On 12/12/25 2:49 AM, Fengnan Chang wrote:
> 
> 
> ? 2025/12/12 16:58, Jens Axboe ??:
>> On 12/11/25 10:11 PM, Jens Axboe wrote:
>>> On 12/11/25 7:12 PM, Fengnan Chang wrote:
>>>>
>>>> ? 2025/12/12 09:53, Jens Axboe ??:
>>>>> On 12/11/25 6:41 PM, Fengnan Chang wrote:
>>>>>> Oh, we can't add nr_events == iob.nr_reqs check, if
>>>>>> blk_mq_add_to_batch add failed, completed IO will not add into iob,
>>>>>> iob.nr_reqs will be 0, this may cause io hang.
>>>>> Indeed, won't work as-is.
>>>>>
>>>>> I do think we're probably making a bigger deal out of the full loop than
>>>>> necessary. At least I'd be perfectly happy with just the current patch,
>>>>> performance should be better there than we currently have it. Ideally
>>>>> we'd have just one loop for polling and catching the completed items,
>>>>> but that's a bit tricky with the batch completions.
>>>> Yes, ideally one loop would be enough, but given that there are also
>>>> multi_queue ctx, that doesn't seem to be possible.
>>> It's not removing the double loop, but the below could help _only_
>>> iterate completed requests at the end. Rather than move items between
>>> the current list at the completion callback, have a separate list just
>>> for completed requests. Then we can simply iterate that, knowing all of
>>> them have completed. Gets rid of the ->iopoll_completed as well, and
>>> then we can move the poll_refs. Not really related at all, obviously
>>> this patch should be split into multiple pieces.
>>>
>>> This uses a lockless list. But since the producer and consumer are
>>> generally the same task, that should not add any real overhead. On top
>>> of the previous one I sent. What do you think?
>> Ran some quick testing, as one interesting case is mixing slower and
>> faster devices. Let's take this basic example:
>>
>> t/io_uring -p1 -d128 -b512 -s32 -c32 -F1 -B1 -R1 -X1 -n1 -P1 -t1 -n2 /dev/nvme32n1 /dev/nvme1n1 /dev/nvme2n1 /dev/nvme3n1
>>
>> where nvme32n1 is about 1.27M IOPS, and the other 3 do about 3.3M IOPS,
>> and we poll 2 devices with each IO thread. With the current kernel, we
>> get:
>>
>> IOPS=5.18M, BW=2.53GiB/s, IOS/call=31/32
>> IOPS=5.19M, BW=2.53GiB/s, IOS/call=31/31
>> IOPS=5.17M, BW=2.53GiB/s, IOS/call=31/31
>>
>> and with the two patches we get:
>>
>> IOPS=6.54M, BW=3.19GiB/s, IOS/call=31/31
>> IOPS=6.52M, BW=3.18GiB/s, IOS/call=31/31
>> IOPS=6.52M, BW=3.18GiB/s, IOS/call=31/31
>>
>> or about a 25% improvement. This is mostly due to the issue you
>> highlighted, where you end up with later completions (that are done)

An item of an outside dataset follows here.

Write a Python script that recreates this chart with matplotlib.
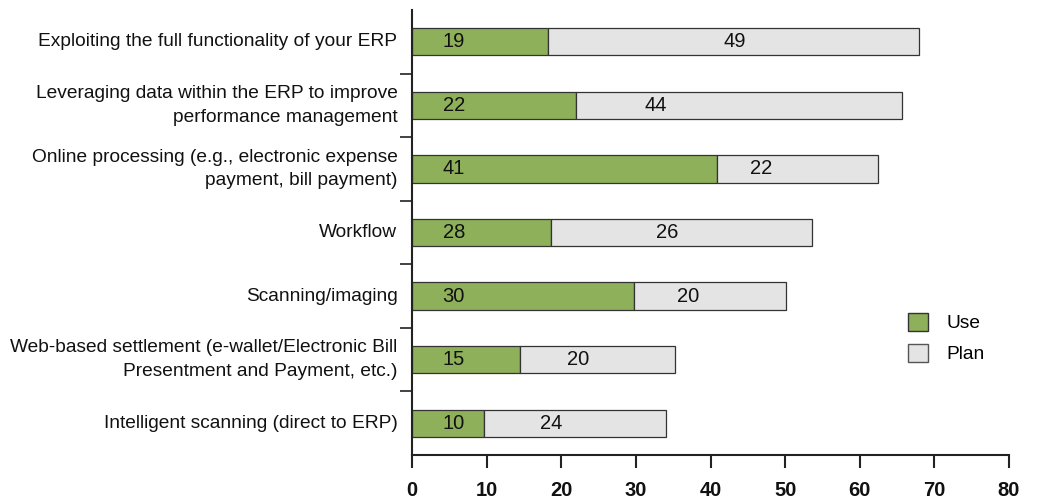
import matplotlib
matplotlib.use("Agg")
import matplotlib.pyplot as plt
from matplotlib.patches import Patch
import numpy as np

plt.rcParams['font.family'] = ['Liberation Sans Narrow', 'Liberation Sans', 'DejaVu Sans']

categories = [
    "Exploiting the full functionality of your ERP",
    "Leveraging data within the ERP to improve\nperformance management",
    "Online processing (e.g., electronic expense\npayment, bill payment)",
    "Workflow",
    "Scanning/imaging",
    "Web-based settlement (e-wallet/Electronic Bill\nPresentment and Payment, etc.)",
    "Intelligent scanning (direct to ERP)",
]
# bar lengths as drawn in the picture
use_len = [18.2, 22.0, 40.9, 18.6, 29.8, 14.5, 9.7]
plan_len = [49.8, 43.6, 21.6, 35.0, 20.3, 20.7, 24.3]
# printed value labels
use_labels = ["19", "22", "41", "28", "30", "15", "10"]
plan_labels = ["49", "44", "22", "26", "20", "20", "24"]
xticks = [0, 10, 20, 30, 40, 50, 60, 70, 80]

# layout: label positions (data units)
use_label_x = 5.6
plan_label_x = [43.3, 32.7, 46.8, 34.2, 37.0, 22.3, 18.6]

green = "#8FB05A"
grey = "#E4E4E4"
edge = "#333333"

fig = plt.figure(figsize=(10.37, 5.0), dpi=100)
ax = fig.add_axes([412/1037, 45/500, 597/1037, 445/500])

y = np.arange(len(categories))
h = 0.43
ax.barh(y, use_len, height=h, color=green, edgecolor=edge, linewidth=0.9, label="Use")
ax.barh(y, plan_len, left=use_len, height=h, color=grey, edgecolor=edge, linewidth=0.9, label="Plan")

fs = 13.8
for i in range(len(categories)):
    ax.text(use_label_x, y[i], use_labels[i], ha="center", va="center", fontsize=14.5, color="#111111")
    ax.text(plan_label_x[i], y[i], plan_labels[i], ha="center", va="center", fontsize=14.5, color="#111111")

ax.set_ylim(len(categories) - 0.5, -0.5)
ax.set_xlim(0, 80)
ax.set_yticks(y)
ax.set_yticklabels(categories, fontsize=fs, color="#111111", linespacing=1.5)
for t in ax.get_yticklabels():
    t.set_verticalalignment("center")
ax.set_yticks(np.arange(0.5, len(categories) - 0.5, 1.0), minor=True)
ax.tick_params(axis="y", which="major", length=0, pad=10.5)
ax.tick_params(axis="y", which="minor", length=8.6, width=1.2, color="#222222", direction="out")
ax.set_xticks(xticks)
ax.set_xticklabels([str(t) for t in xticks], fontsize=14.5, fontweight="bold", color="#111111")
ax.tick_params(axis="x", length=9.4, width=1.5, color="#222222", direction="out", pad=9)

for s in ["top", "right"]:
    ax.spines[s].set_visible(False)
for s in ["left", "bottom"]:
    ax.spines[s].set_linewidth(1.5)
    ax.spines[s].set_color("#222222")

handles = [Patch(facecolor=green, edgecolor="#333333", label="Use"),
           Patch(facecolor=grey, edgecolor="#555555", label="Plan")]
fig.legend(handles=handles, loc="upper left", bbox_to_anchor=(908/1037, 1 - 313/500),
           frameon=False, fontsize=fs, handlelength=1.05, handleheight=1.05,
           handletextpad=0.95, labelspacing=0.6, borderpad=0, borderaxespad=0)

fig.savefig("out.png", dpi=100)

>> being stuck behind waiting on a slower completion.
>>
>> Note: obviously 1 thread driving multiple devices for polling could
>> still be improved, and in fact it does improve if we simply change -c32
>> to something lower. The more important case is the one you identified,
>> where different completion times on the same device will hold
>> completions up. Multi device polling is just an interesting way to kind
>> of emulate that, to an extent.
>>
>> This effect is (naturally) also apparent in the completion latencies as
>> well, particularly in the higher percentiles.
>>
>> Ran peak testing too, and it's better all around than before.
> I love the patch, I had a similar thought, this addresses my concern,  I simple tested it
> and the performance is a bit better than the previous performance.
> 
> base IOPS is 725K,  previous IOPS is 782K, now 790k.

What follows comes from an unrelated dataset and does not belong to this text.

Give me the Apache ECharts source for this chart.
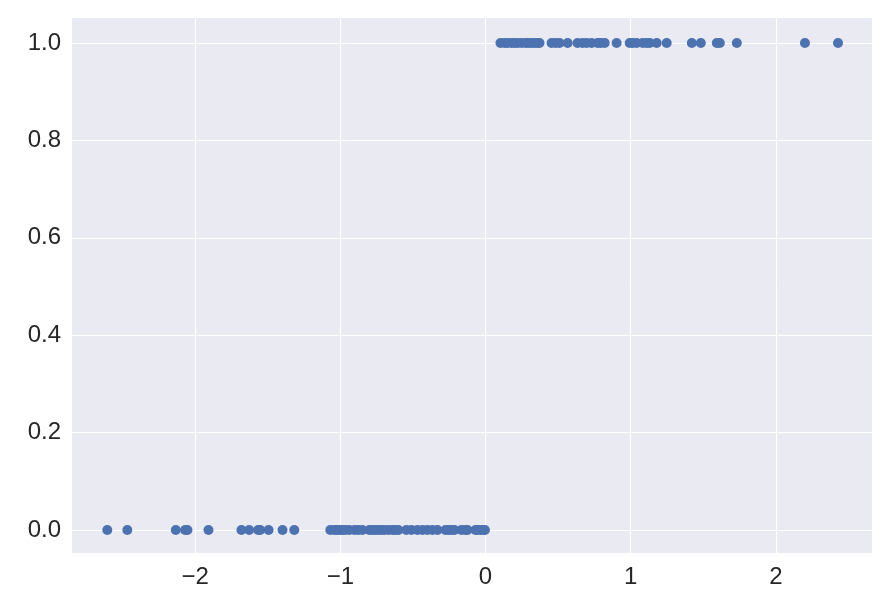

> It looks like all the problems are solved,I 'll do more testing next week.

Nice, thanks! FWIW, I put the patches in a branch here, just to have
them somewhat organized and easier to iterate/test on:

https://git.kernel.org/pub/scm/linux/kernel/git/axboe/linux.git/log/?h=io_uring-iopoll

-- 
Jens Axboe